3.      Application of Subsection (a)(2).—

(A)    In General.—Subsection (a)(2) applies to any case in which (i) the defendant did not commit the underlying offense; or (ii) the defendant committed the underlying offense (or would be accountable for the underlying offense under §1B1.3(a)(1)(A)), but the offense level for the underlying offense is impossible or impracticable to determine.

(B)    Commingled Funds.—In a case in which a transaction, financial transaction, monetary transaction, transportation, transfer, or transmission results in the commingling of legitimately derived funds with criminally derived funds, the value of the laundered funds, for purposes of subsection (a)(2), is the amount of the criminally derived funds, not the total amount of the commingled funds, if the defendant provides sufficient information to determine the amount of criminally derived funds without unduly complicating or prolonging the sentencing process.  If the amount of the criminally derived funds is difficult or impracticable to determine, the value of the laundered funds, for purposes of subsection (a)(2), is the total amount of the commingled funds.

(C)    Non-Applicability of Enhancement.—Subsection (b)(2)(B) shall not apply if the defendant was convicted of a conspiracy under 18 U.S.C. § 1956(h) and the sole object of that conspiracy was to commit an offense set forth in 18 U.S.C. § 1957.

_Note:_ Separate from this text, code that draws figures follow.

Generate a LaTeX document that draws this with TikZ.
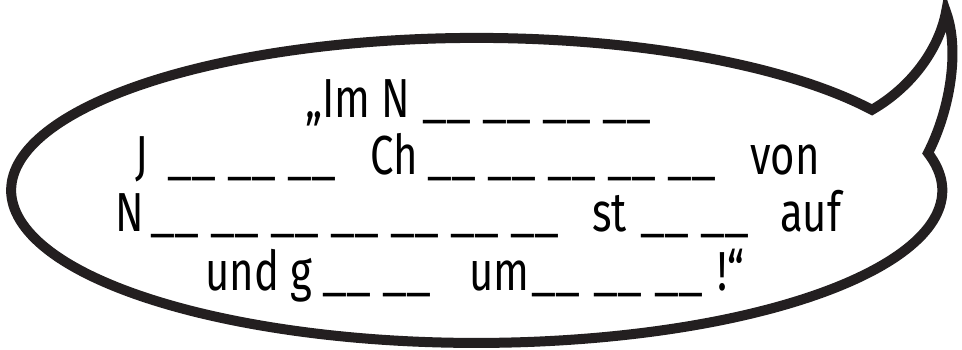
\documentclass[tikz,border=0pt]{standalone}
\usepackage{fontspec}
\setmainfont{Fira Sans}[FakeStretch=0.76]
\newfontfamily\ulfont{Fira Sans}[FakeStretch=0.92]
\usepackage{graphicx}
\definecolor{ink}{RGB}{35,31,32}
\newcommand\blank{{\ulfont\fontsize{45}{54}\selectfont\resizebox*{49pt}{\totalheight}{\_\_}}}
\newcommand\gp{\hspace{11pt}}
\begin{document}
\begin{tikzpicture}[x=1pt,y=1pt,
  txt/.style={inner sep=0pt, anchor=base west, font=\fontsize{55}{60}\selectfont, text=black},
  bubble/.style={draw=ink, line width=10pt, line join=miter, miter limit=12, fill=white}]
\useasboundingbox (0,0) rectangle (962,349);
\draw[bubble] (928,196) arc[start angle=14.2, end angle=-328.1, x radius=465.5, y radius=152.5] coordinate (tn)
  .. controls (915,264) and (940,304) .. (946,337) coordinate (tip)
  .. controls (960,299) and (950,239) .. (928,196) -- cycle;
\node[txt] (l1) at (305,232) {\makebox[117pt][l]{„Im N}\blank\gp\blank\gp\blank\gp\blank};
\node[txt] (l2) at (135,175) {\makebox[32pt][l]{J}\blank\gp\blank\gp\blank\hspace{34pt}\makebox[57pt][l]{Ch}\blank\gp\blank\gp\blank\gp\blank\gp\blank\hspace{34pt}von};
\node[txt] (l3) at (115,118) {\makebox[35pt][l]{N}\blank\gp\blank\gp\blank\gp\blank\gp\blank\gp\blank\gp\blank\hspace{33pt}\makebox[48pt][l]{st}\blank\gp\blank\hspace{31pt}auf};
\node[txt] (l4) at (205,59) {\makebox[85pt][l]{und}\makebox[32pt][l]{g}\blank\gp\blank\hspace{38pt}\makebox[62pt][l]{um}\blank\hspace{13pt}\blank\hspace{12pt}\blank\hspace{14pt}!“};
\end{tikzpicture}
\end{document}
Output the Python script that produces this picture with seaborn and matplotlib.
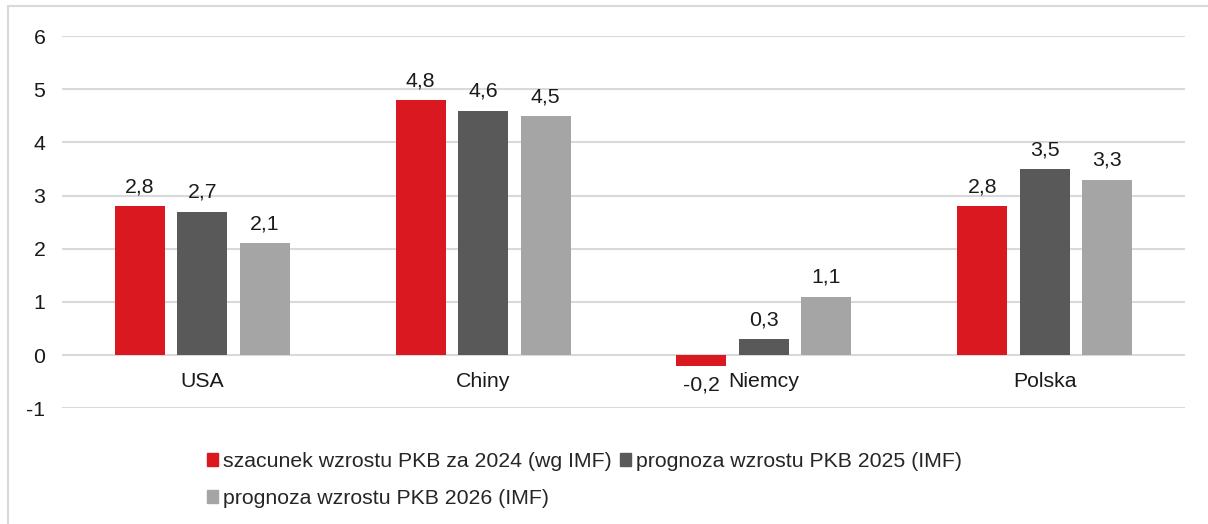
import matplotlib
matplotlib.use("Agg")
import matplotlib.pyplot as plt
import matplotlib.patches as mpatches
import seaborn as sns
import pandas as pd

kraje = ["USA", "Chiny", "Niemcy", "Polska"]
serie = ["szacunek wzrostu PKB za 2024 (wg IMF)",
         "prognoza wzrostu PKB 2025 (IMF)",
         "prognoza wzrostu PKB 2026 (IMF)"]
pkb_2024 = [2.8, 4.8, -0.2, 2.8]
pkb_2025 = [2.7, 4.6, 0.3, 3.5]
pkb_2026 = [2.1, 4.5, 1.1, 3.3]
kolory = ["#D9181F", "#595959", "#A5A5A5"]
y_ticks = [-1, 0, 1, 2, 3, 4, 5, 6]

rows = []
for s, vals in zip(serie, [pkb_2024, pkb_2025, pkb_2026]):
    for k, v in zip(kraje, vals):
        rows.append({"kraj": k, "seria": s, "wartosc": v})
df = pd.DataFrame(rows)

sns.set_theme(style="white")
plt.rcParams["font.family"] = ["Liberation Sans", "DejaVu Sans"]
fs = 15.3

fig = plt.figure(figsize=(12.08, 5.24), dpi=100)
ax = fig.add_axes([0.0513, 0.221, 0.9297, 0.71])

sns.barplot(data=df, x="kraj", y="wartosc", hue="seria", order=kraje,
            hue_order=serie, palette=kolory, width=0.668, gap=0.2,
            saturation=1, legend=False, ax=ax, linewidth=0)

ax.set_xlim(-0.5, 3.5)
ax.set_ylim(-1, 6)
ax.set_yticks(y_ticks)
ax.set_yticklabels([str(t) for t in y_ticks], fontsize=fs, color="#1a1a1a")
ax.tick_params(axis="y", length=0, pad=12)
ax.set_xticks([])
ax.set_xlabel("")
ax.set_ylabel("")
ax.grid(axis="y", color="#D9D9D9", linewidth=1.5)
ax.set_axisbelow(True)
for sp in ax.spines.values():
    sp.set_visible(False)

for cont in ax.containers:
    labs = [f"{b.get_height():.1f}".replace(".", ",") for b in cont]
    ax.bar_label(cont, labels=labs, padding=7, fontsize=fs, color="#1a1a1a")

for i, k in enumerate(kraje):
    ax.text(i, -0.5, k, ha="center", va="center", fontsize=fs, color="#1a1a1a")

handles = [mpatches.Patch(color=c) for c in kolory]
order = [0, 2, 1]
leg = fig.legend([handles[i] for i in order], [serie[i] for i in order],
                 ncol=2, loc="upper left", bbox_to_anchor=(0.171, 0.137),
                 frameon=False, fontsize=fs, handlelength=0.55, handleheight=0.55,
                 handletextpad=0.2, columnspacing=0.4, labelspacing=0.85,
                 borderaxespad=0, borderpad=0)

fig.add_artist(mpatches.Rectangle((8 / 1208, -0.1), 2, 1 - 6 / 524 + 0.1,
                                  transform=fig.transFigure, fill=False,
                                  edgecolor="#D9D9D9", linewidth=1.5, clip_on=False))

fig.savefig("out.png", dpi=100)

4.      Enhancement for Business of Laundering Funds.—

(A)    In General.—The court shall consider the totality of the circumstances to determine whether a defendant who did not commit the underlying offense was in the business of laundering funds, for purposes of subsection (b)(2)(C).

(B)    Factors to Consider.—The following is a non-exhaustive list of factors that may indicate the defendant was in the business of laundering funds for purposes of subsection (b)(2)(C):

(i)     The defendant regularly engaged in laundering funds.

(ii)    The defendant engaged in laundering funds during an extended period of time.

(iii)   The defendant engaged in laundering funds from multiple sources.

(iv)   The defendant generated a substantial amount of revenue in return for laundering funds.

(v)    At the time the defendant committed the instant offense, the defendant had one or more prior convictions for an offense under 18 U.S.C. § 1956 or § 1957, or under 31 U.S.C. § 5313, § 5314, § 5316, § 5324 or § 5326, or any similar offense under state law, or an attempt or conspiracy to commit any such federal or state offense.  A conviction taken into account under subsection (b)(2)(C) is not excluded from consideration of whether that conviction receives criminal history points pursuant to Chapter Four, Part A (Criminal History).

(vi)   During the course of an undercover government investigation, the defendant made statements that the defendant engaged in any of the conduct described in subdivisions (i) through (iv).

5.      (A)    Sophisticated Laundering under Subsection (b)(3).—For purposes of subsection (b)(3), "sophisticated laundering" means complex or intricate offense conduct pertaining to the execution or concealment of the 18 U.S.C. § 1956 offense.

Sophisticated laundering typically involves the use of–

(i)   fictitious entities;

(ii)   shell corporations;

(iii)  two or more levels (i.e., layering) of transactions, transportation, transfers, or transmissions, involving criminally derived funds that were intended to appear legitimate; or

(iv)   offshore financial accounts.

(B)    Non-Applicability of Enhancement.—If subsection (b)(3) applies, and the conduct that forms the basis for an enhancement under the guideline applicable to the underlying offense is the only conduct that forms the basis for application of subsection (b)(3) of this guideline, do not apply subsection (b)(3) of this guideline.

6.      Grouping of Multiple Counts.—In a case in which the defendant is convicted of a count of laundering funds and a count for the underlying offense from which the laundered funds were derived, the counts shall be grouped pursuant to subsection (c) of §3D1.2 (Groups of Closely-Related Counts).

Historical Note:  Effective November 1, 1987.  Amended effective November 1, 1989 (see Appendix C, amendments 212-214); November 1, 1991 (see Appendix C, amendments 378 and 422); November 1, 2001 (see Appendix C, amendment 634); November 1, 2003 (see Appendix C, amendment 655).